### AIM
Starting at the first line of the data, print each line verbatim up to and including the line bearing "const sovitusLoppu = 241;", omitting pictures.

━━━

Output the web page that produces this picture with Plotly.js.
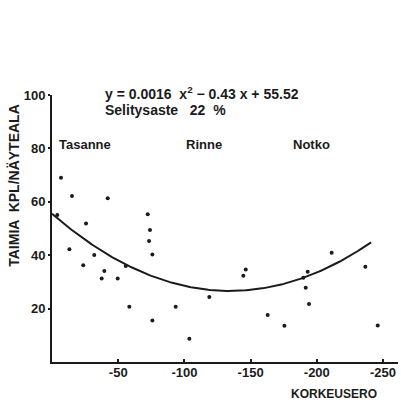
<!DOCTYPE html>
<html>
<head>
<meta charset="utf-8">
<script src="https://cdn.plot.ly/plotly-3.0.1.min.js"></script>
<style>
  html, body { margin: 0; padding: 0; background: #fff; }
  #chart { width: 401px; height: 402px; }
</style>
</head>
<body>
<div id="chart"></div>
<script>
// Height difference (m, negative = below reference) and seedling counts per plot
const korkeusero = [-6.8, -15.1, -42.1, -4.0, -25.7, -72.3, -74.0, -73.3, -13.1, -75.8,
  -31.9, -23.6, -39.5, -37.5, -49.6, -55.7, -58.4, -93.4, -75.8, -103.7,
  -118.8, -144.5, -146.3, -162.9, -175.5, -189.8, -193.1, -191.6, -194.1, -211.2,
  -236.6, -246.0];
const taimia = [69.0, 62.2, 61.3, 55.1, 51.9, 55.3, 49.4, 45.3, 42.2, 40.3,
  40.1, 36.2, 34.1, 31.3, 31.3, 36.0, 20.7, 20.7, 15.5, 8.7,
  24.3, 32.3, 34.6, 17.6, 13.6, 31.6, 33.8, 27.8, 21.7, 40.9,
  35.7, 13.7];

// Quadratic fit y = a x^2 + b x + c, x = height difference in metres (absolute)
const kertoimet = [0.0016, -0.43, 55.52];
const sovitusAlku = 0;
const sovitusLoppu = 241;

const yTicks = [20, 40, 60, 80, 100];
const xTicks = [-50, -100, -150, -200, -250];
const xTickText = ['-50', '-100', '-150', '-200', '-250'];
const alueet = ['Tasanne', 'Rinne', 'Notko'];
const alueX = [-3.8, -99.7, -180.5];

const fitX = [], fitY = [];
for (let h = sovitusAlku; h <= sovitusLoppu; h += 1) {
  fitX.push(-h);
  fitY.push(kertoimet[0] * h * h + kertoimet[1] * h + kertoimet[2]);
}

const ink = '#1b1b1b';
const font = 'Liberation Sans, Arial, sans-serif';
const bold = (size) => ({ family: font, size: size, color: ink, weight: 'bold' });

const traces = [
  {
    x: fitX, y: fitY, type: 'scatter', mode: 'lines',
    line: { color: ink, width: 2 }, hoverinfo: 'skip', cliponaxis: false
  },
  {
    x: korkeusero, y: taimia, type: 'scatter', mode: 'markers',
    marker: { color: ink, size: 4 }, cliponaxis: false
  }
];

const annotations = [
  {
    text: 'y = 0.0016  x<sup>2</sup> − 0.43 x + 55.52',
    x: 0.1474, y: 1.0075, xref: 'paper', yref: 'paper', xanchor: 'left', yanchor: 'middle',
    showarrow: false, font: bold(14)
  },
  {
    text: 'Selitysaste   22  %',
    x: 0.1474, y: 0.944, xref: 'paper', yref: 'paper', xanchor: 'left', yanchor: 'middle',
    showarrow: false, font: bold(14)
  },
  {
    text: 'TAIMIA  KPL/NÄYTEALA',
    x: -0.1098, y: 0.66, xref: 'paper', yref: 'paper', textangle: -90,
    xanchor: 'center', yanchor: 'middle',
    showarrow: false, font: bold(14)
  },
  {
    text: 'KORKEUSERO',
    x: 0.815, y: -0.119, xref: 'paper', yref: 'paper',
    xanchor: 'center', yanchor: 'middle',
    showarrow: false, font: bold(12)
  }
];
alueet.forEach((nimi, i) => {
  annotations.push({
    text: nimi, x: alueX[i], y: 81.3, xref: 'x', yref: 'y',
    xanchor: 'left', yanchor: 'middle', showarrow: false, font: bold(13)
  });
});

const layout = {
  width: 401, height: 402,
  margin: { l: 52, r: 3, t: 95, b: 40 },
  paper_bgcolor: '#fff', plot_bgcolor: '#fff',
  showlegend: false,
  font: { family: font, color: ink },
  xaxis: {
    range: [0, -261.3], showgrid: false, zeroline: false,
    showline: true, linecolor: ink, linewidth: 2,
    tickvals: xTicks, ticktext: xTickText, ticks: 'inside', ticklen: 3,
    tickwidth: 2, tickcolor: ink, ticklabelstandoff: -3,
    tickfont: bold(13)
  },
  yaxis: {
    range: [0, 100], showgrid: false, zeroline: false,
    showline: true, linecolor: ink, linewidth: 2,
    tickvals: yTicks, ticks: 'outside', ticklen: 2, tickwidth: 2, tickcolor: ink,
    tickfont: bold(13)
  },
  annotations: annotations
};

Plotly.newPlot('chart', traces, layout, { displayModeBar: false, staticPlot: true });
</script>
</body>
</html>
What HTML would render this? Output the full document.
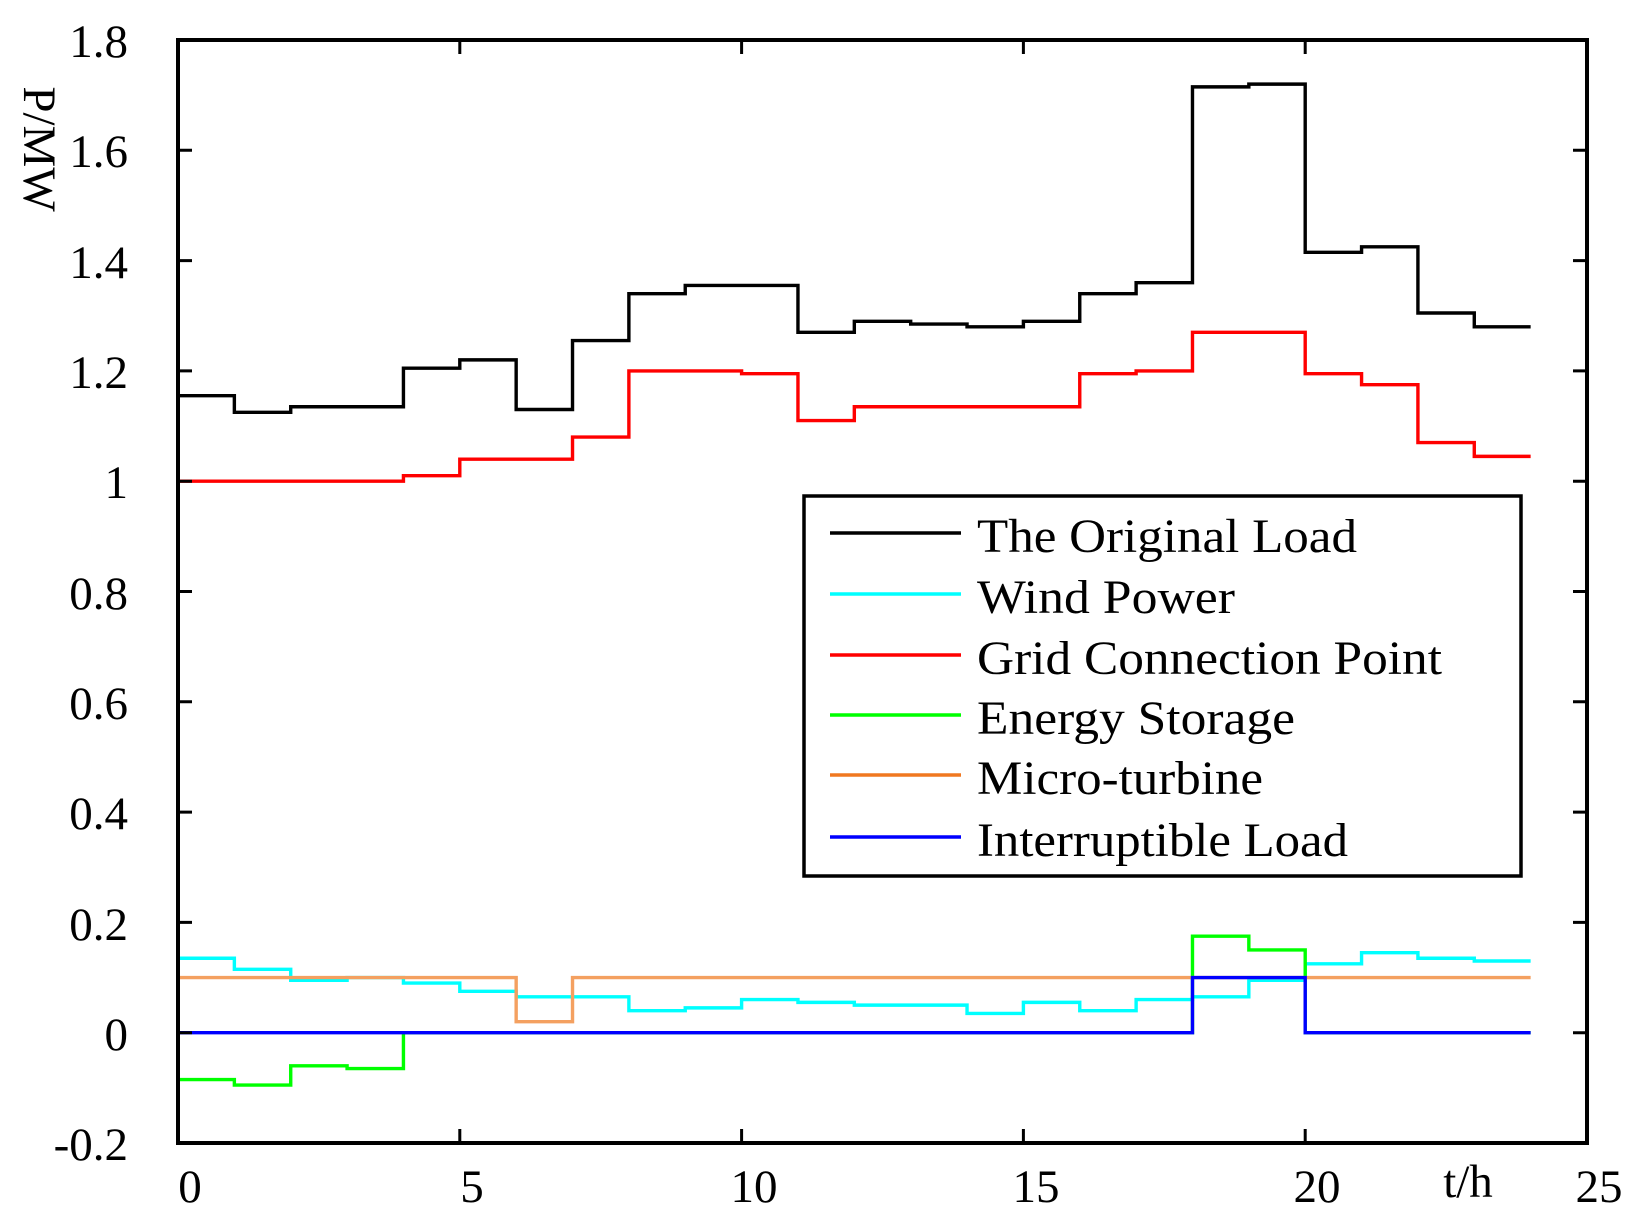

━━━

### FINAL ANSWER
Output the web page that produces this picture with Plotly.js.
<!DOCTYPE html>
<html>
<head>
<meta charset="utf-8">
<script src="https://cdn.plot.ly/plotly-3.0.1.min.js"></script>
<style>
  html, body { margin: 0; padding: 0; background: #fff; }
  #chart { width: 401px; height: 402px; }
</style>
</head>
<body>
<div id="chart"></div>
<script>
// Height difference (m, negative = below reference) and seedling counts per plot
const korkeusero = [-6.8, -15.1, -42.1, -4.0, -25.7, -72.3, -74.0, -73.3, -13.1, -75.8,
  -31.9, -23.6, -39.5, -37.5, -49.6, -55.7, -58.4, -93.4, -75.8, -103.7,
  -118.8, -144.5, -146.3, -162.9, -175.5, -189.8, -193.1, -191.6, -194.1, -211.2,
  -236.6, -246.0];
const taimia = [69.0, 62.2, 61.3, 55.1, 51.9, 55.3, 49.4, 45.3, 42.2, 40.3,
  40.1, 36.2, 34.1, 31.3, 31.3, 36.0, 20.7, 20.7, 15.5, 8.7,
  24.3, 32.3, 34.6, 17.6, 13.6, 31.6, 33.8, 27.8, 21.7, 40.9,
  35.7, 13.7];

// Quadratic fit y = a x^2 + b x + c, x = height difference in metres (absolute)
const kertoimet = [0.0016, -0.43, 55.52];
const sovitusAlku = 0;
const sovitusLoppu = 241;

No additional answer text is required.